August 2019 – Important PIP Case for People with Mental Health Issues

01/08/2019

In a new Personal Independence Payment (PIP) judgment, the Supreme Court has ruled that social support may be given before or during an activity that requires engaging with people face to face, but that careful scrutiny is required to establish whether a person is trained or experienced in giving that support.

The claimant was a man in his forties whose mental health problems affected his ability to engage with other people. His claim for personal independence payment was refused and he appealed with a central issue being the points he was awarded under activity 9 - engaging with people face to face. The First-tier Tribunal awarded 2 points on the basis that the claimant needed prompting (descriptor 9b) rather than social support (descriptor 9c).

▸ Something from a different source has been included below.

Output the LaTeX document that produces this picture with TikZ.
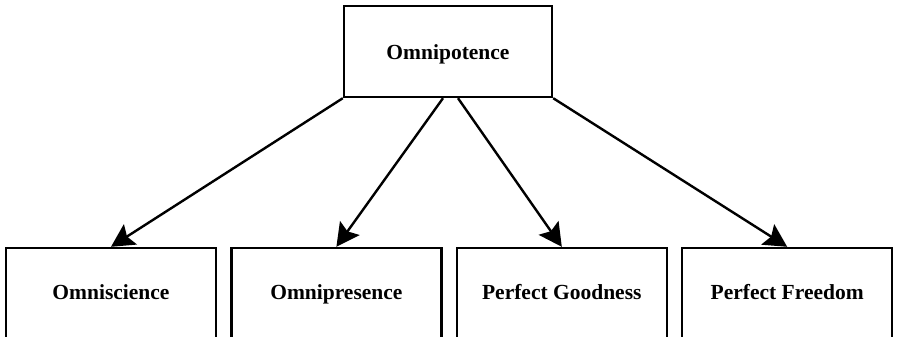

The claimant appealed to the Upper Tribunal who remitted the case back to the First-tier Tribunal with directions as follows:

 

What is envisaged as social support is emotional or moral support and perhaps also physical support and other interventions which could include everything in the definition of prompting provided it can only be accepted by the claimant if given by a qualified person

 

Qualified people are those who are trained or experienced in assisting people to engage in social situations and

 

The qualified person needs to be present or available to provide the support

 

The Secretary of State then appealed challenging the directions and arguing that social support requires something more substantial than prompting, eventually appealing to the Supreme Court.

 

Giving the lead judgment, Lady Black clarified the nature of the support provided might not differ between 9b and 9c. What brings the claimant into 9c rather than 9b is that, to be able to engage with others, he or she needs that support to come from someone trained or experienced in assisting people to engage in social situations. The support will only be effective if delivered by someone who is trained or experienced.

 

Lady Black recognised that inevitably there will be cases in which it is not immediately evident whether descriptor 9c applies

 

It is only after scrutinising the facts particularly carefully that the decision maker will be able to reach a determination. Although the provision is concerned with the help the claimant needs, rather than with the help which he or she is actually getting in practice, it seems likely that, in many family/friends cases, someone will already be carrying out the supportive role in face to face engagements. Where this is so, the assessment/decision making process will be assisted by looking at the elements of the support that they actually provide, how they have come to know what to do, whether or not the sort of help that they provide could be provided by any well-meaning friend or family member, and what additional help (if any) is required.

 

Lady Black also acknowledged that the need for support has to be a continuing one, not one that has been addressed or otherwise ceased.

 

On a separate note, the Minister for Disabled People acknowledged that PIP claims are taking an average of 14 weeks to process.